● PROBLEM DETAILS
Among the entries, which lines carry the string "standalone"? Copy each of them.
start
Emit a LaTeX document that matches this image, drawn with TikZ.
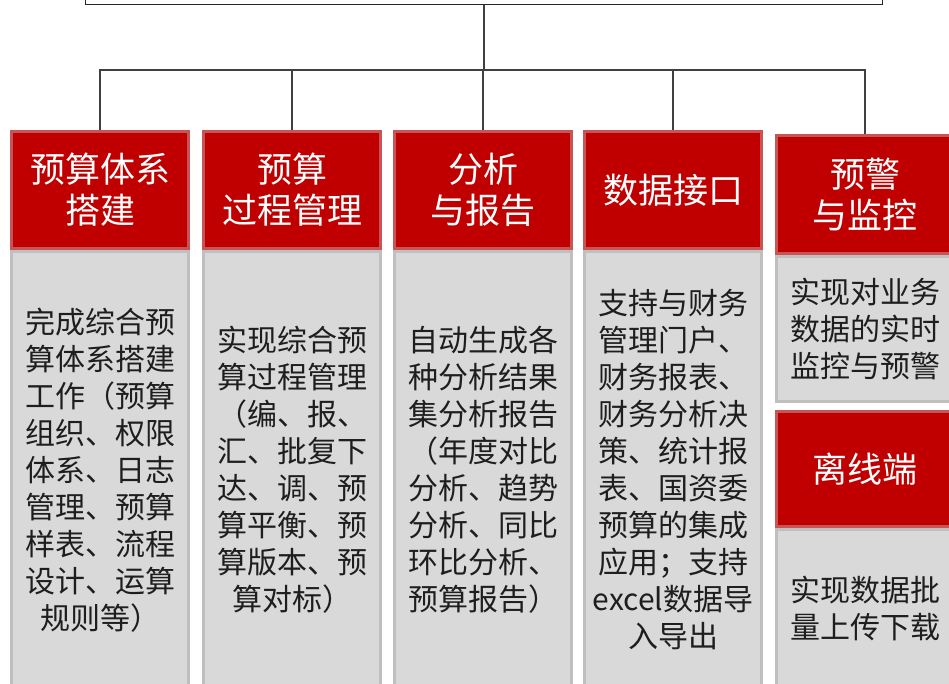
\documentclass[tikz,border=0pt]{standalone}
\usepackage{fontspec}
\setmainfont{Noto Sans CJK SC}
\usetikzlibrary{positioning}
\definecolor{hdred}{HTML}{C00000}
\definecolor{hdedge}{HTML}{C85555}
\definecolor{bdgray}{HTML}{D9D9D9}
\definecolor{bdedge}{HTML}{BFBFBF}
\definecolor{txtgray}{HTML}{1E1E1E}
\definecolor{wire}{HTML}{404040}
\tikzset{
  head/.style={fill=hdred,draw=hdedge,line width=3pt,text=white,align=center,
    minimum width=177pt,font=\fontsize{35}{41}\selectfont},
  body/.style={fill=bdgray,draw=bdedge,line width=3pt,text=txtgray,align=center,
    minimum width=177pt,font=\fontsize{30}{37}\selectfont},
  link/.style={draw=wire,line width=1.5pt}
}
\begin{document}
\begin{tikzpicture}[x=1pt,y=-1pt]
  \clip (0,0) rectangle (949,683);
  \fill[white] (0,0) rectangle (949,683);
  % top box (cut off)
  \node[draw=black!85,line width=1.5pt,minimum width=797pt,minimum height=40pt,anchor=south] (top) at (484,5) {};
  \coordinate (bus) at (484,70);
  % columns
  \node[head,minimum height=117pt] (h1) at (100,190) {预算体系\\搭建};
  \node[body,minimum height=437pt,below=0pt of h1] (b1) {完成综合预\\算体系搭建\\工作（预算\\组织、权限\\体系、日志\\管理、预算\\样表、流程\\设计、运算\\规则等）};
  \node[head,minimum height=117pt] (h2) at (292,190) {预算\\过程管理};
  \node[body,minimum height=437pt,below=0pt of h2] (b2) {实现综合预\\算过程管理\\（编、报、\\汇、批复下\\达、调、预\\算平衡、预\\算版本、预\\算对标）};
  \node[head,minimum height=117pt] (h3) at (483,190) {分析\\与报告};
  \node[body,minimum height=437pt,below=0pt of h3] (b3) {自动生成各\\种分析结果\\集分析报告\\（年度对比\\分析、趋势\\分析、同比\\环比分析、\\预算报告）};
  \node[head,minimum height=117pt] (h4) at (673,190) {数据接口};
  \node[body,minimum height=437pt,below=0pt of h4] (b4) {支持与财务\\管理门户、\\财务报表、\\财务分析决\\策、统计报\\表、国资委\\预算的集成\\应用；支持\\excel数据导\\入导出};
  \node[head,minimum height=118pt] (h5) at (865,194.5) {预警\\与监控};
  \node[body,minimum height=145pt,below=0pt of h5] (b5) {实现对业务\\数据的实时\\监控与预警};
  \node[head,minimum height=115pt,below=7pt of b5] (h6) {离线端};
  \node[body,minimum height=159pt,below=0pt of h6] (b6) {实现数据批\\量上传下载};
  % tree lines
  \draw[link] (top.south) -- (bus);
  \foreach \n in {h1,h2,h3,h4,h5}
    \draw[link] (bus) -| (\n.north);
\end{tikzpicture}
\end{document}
end
start
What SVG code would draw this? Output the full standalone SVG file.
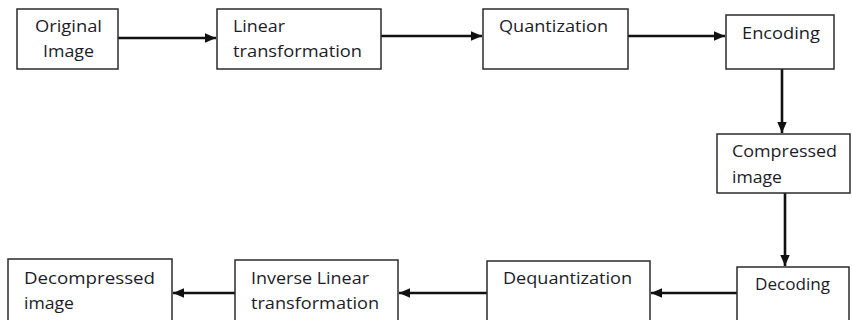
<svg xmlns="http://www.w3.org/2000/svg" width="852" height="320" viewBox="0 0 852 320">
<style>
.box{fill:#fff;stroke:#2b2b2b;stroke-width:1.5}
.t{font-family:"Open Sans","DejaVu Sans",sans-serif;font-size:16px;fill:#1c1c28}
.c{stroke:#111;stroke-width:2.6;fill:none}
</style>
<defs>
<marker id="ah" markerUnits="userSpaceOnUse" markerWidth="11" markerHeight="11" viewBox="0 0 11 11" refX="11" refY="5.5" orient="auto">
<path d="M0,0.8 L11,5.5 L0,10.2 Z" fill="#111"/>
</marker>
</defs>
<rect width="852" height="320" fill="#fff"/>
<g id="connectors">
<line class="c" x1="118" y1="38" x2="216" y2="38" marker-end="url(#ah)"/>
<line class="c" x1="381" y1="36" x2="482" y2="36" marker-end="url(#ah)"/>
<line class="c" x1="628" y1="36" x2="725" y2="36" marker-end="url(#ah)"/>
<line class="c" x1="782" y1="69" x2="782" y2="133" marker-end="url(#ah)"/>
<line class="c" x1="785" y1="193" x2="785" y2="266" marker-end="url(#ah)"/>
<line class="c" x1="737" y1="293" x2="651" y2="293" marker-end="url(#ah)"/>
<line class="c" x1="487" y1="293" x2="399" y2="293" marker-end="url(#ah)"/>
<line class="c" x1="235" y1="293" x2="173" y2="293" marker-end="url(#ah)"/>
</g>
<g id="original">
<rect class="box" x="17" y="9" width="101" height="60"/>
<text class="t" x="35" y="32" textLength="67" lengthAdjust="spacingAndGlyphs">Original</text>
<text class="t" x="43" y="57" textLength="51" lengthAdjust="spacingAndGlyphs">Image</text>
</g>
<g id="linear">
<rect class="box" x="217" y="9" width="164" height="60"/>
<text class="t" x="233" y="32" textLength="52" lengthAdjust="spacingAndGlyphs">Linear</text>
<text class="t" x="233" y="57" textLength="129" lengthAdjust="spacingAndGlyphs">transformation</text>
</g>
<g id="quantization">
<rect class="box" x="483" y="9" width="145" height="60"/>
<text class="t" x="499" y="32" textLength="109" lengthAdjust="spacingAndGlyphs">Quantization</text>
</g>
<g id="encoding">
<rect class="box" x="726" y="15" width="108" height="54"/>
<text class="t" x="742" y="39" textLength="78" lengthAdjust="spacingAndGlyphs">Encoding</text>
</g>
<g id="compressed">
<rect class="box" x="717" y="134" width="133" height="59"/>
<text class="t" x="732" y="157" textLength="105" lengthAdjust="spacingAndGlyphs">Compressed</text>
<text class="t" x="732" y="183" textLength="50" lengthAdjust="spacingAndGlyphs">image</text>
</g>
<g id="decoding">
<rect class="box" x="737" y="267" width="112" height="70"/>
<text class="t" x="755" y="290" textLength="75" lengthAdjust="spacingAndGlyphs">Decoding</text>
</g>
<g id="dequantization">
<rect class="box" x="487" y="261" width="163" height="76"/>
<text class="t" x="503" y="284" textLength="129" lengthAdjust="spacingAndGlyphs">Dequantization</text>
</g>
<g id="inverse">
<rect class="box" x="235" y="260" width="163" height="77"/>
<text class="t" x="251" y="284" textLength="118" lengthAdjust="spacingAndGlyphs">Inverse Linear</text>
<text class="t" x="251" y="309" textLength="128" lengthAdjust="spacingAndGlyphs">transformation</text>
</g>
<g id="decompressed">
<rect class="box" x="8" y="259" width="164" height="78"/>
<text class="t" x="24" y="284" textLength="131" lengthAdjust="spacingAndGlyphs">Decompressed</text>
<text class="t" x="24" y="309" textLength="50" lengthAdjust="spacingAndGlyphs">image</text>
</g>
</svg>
end
● CORRECT OUTPUT
\documentclass[tikz,border=0pt]{standalone}
What SVG code would draw this? Output the full standalone SVG file.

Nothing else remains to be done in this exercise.